State 3: The Future Investment Trap

Focusing on the long term can also cause you to ignore what is in front of you. In order to get to your long term goals, the temptation is to sacrifice the short term.

And that potentially means sacrificing those around you to the altar of a future vision.

Making long term investments isn’t intrinsically bad – keeping money in savings for unexpected problems, or for a holiday make total sense. But it is when you put 90% of your money into savings, or make it a big holiday so that you don’t to get to go on holiday for 5 years while you save up for this amazing holiday – which then puts huge expectations on some idealized future super-holiday – that there’s a problem where you are putting on hold living today for an imagined future.

The Balance of Time Investment

Balance is the key here.

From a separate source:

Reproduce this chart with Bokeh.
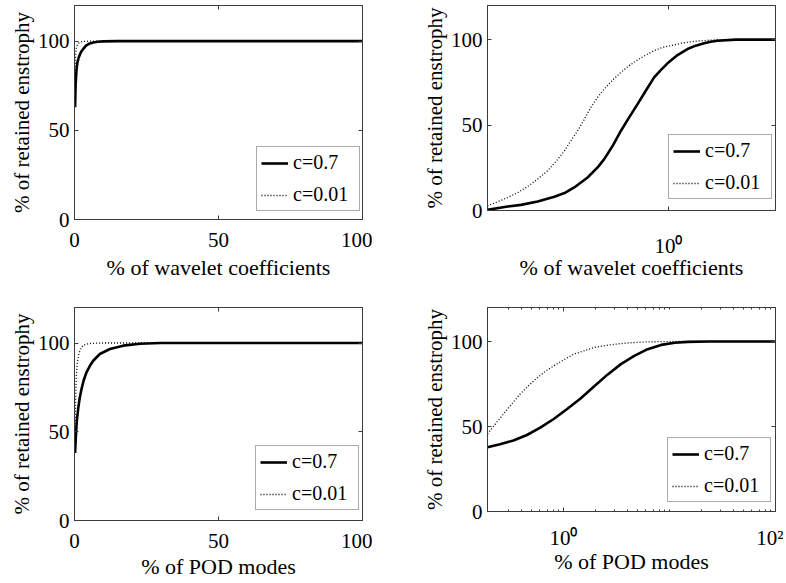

Make today as important as tomorrow or five years time.

My example of going over to-do lists over and over is a good example of this too. Once I accepted that this was just a way to brain dump, and I would rarely consult those lists, life became way simpler and less pressurised, so that I pretty much reboot what I am doing on a day-by-day basis.

For my side projects, they may never happen by always making them a future thing. So this is why I always have a focus side project with a definite goal – and I have a few simple things that I can do next on my background projects working towards an eventual goal.

The Dangerous Long-Term Sacrifice

Any long term project needs sustained long-term effort, not the frustrated ‘I want this to be here today’ stamping the foot of the inner toddler!

Watch out for this, because there will be at least one of your Soul Partials who embodies this ‘want it now’ attitude, which can be okay for easy-to-reach goals as a driver for action, but for longer term goals this can mean that the path is unsustainable, and that you and those around you become disillusioned.

Learning to Choose Your Battles

I was disillusioned by the length of time that bringing an awareness of Neurodiversity was taking within a company I was working for, and so I backed right off. It was a hard decision, because I had to work out where I could best focus my battles, and I realized, for the amount of friction involved, I had other battles I needed to fight that would need my sustained energy.

I realized that the ’trample on people to get to the goals I want today’ seemed to be the approach that company was taking, so I realized that this was short term thinking being applied to a long term topic that needed sustained work and consideration.

The Wake of the Trailblazer

I get that for these things, you need trailblazers to raise awareness. But trailblazers leave a wake behind them in their unidirectional goal. And I didn’t want to be part of that wake.

So you need to work out the balance between trailblazing and sustained cooperation with people who can help you get to your end vision. Because with other people involved, everyone will have a general shared vision, but each will have their own version of what that vision looks like. And it’s that diversity of visions that can make it a multi-faceted reality that’s too much for one person to hold themselves.

You can battle and get angry at why people aren’t following your lead, but that is in reality a way of saying ‘See told you – everyone is stupid – they aren’t worth my time’ and flounce off in a huff. Short angry bursts are great for getting through stuff you really don’t want to do, but they can also be a way of justifying why longer term collaboration just isn’t worth it by finding ways of demonizing others without trying to understand their resistance.

Sustained Results

Sustained results come from sustained and sustainable interactions that keep things alive.

If you keep getting nowhere on your own projects, think in terms of the three states and think how an aspect of your self – one or more of your partials – may be stopping your progression because they feel you are blocking creativity, your are not keeping things balanced, or you are not interacting enough to ensure you can progress effectively.

Check in with yourself, be honest, by kind, and work out a way that you can make sure you can keep all three states fulfilled enough to carry on through.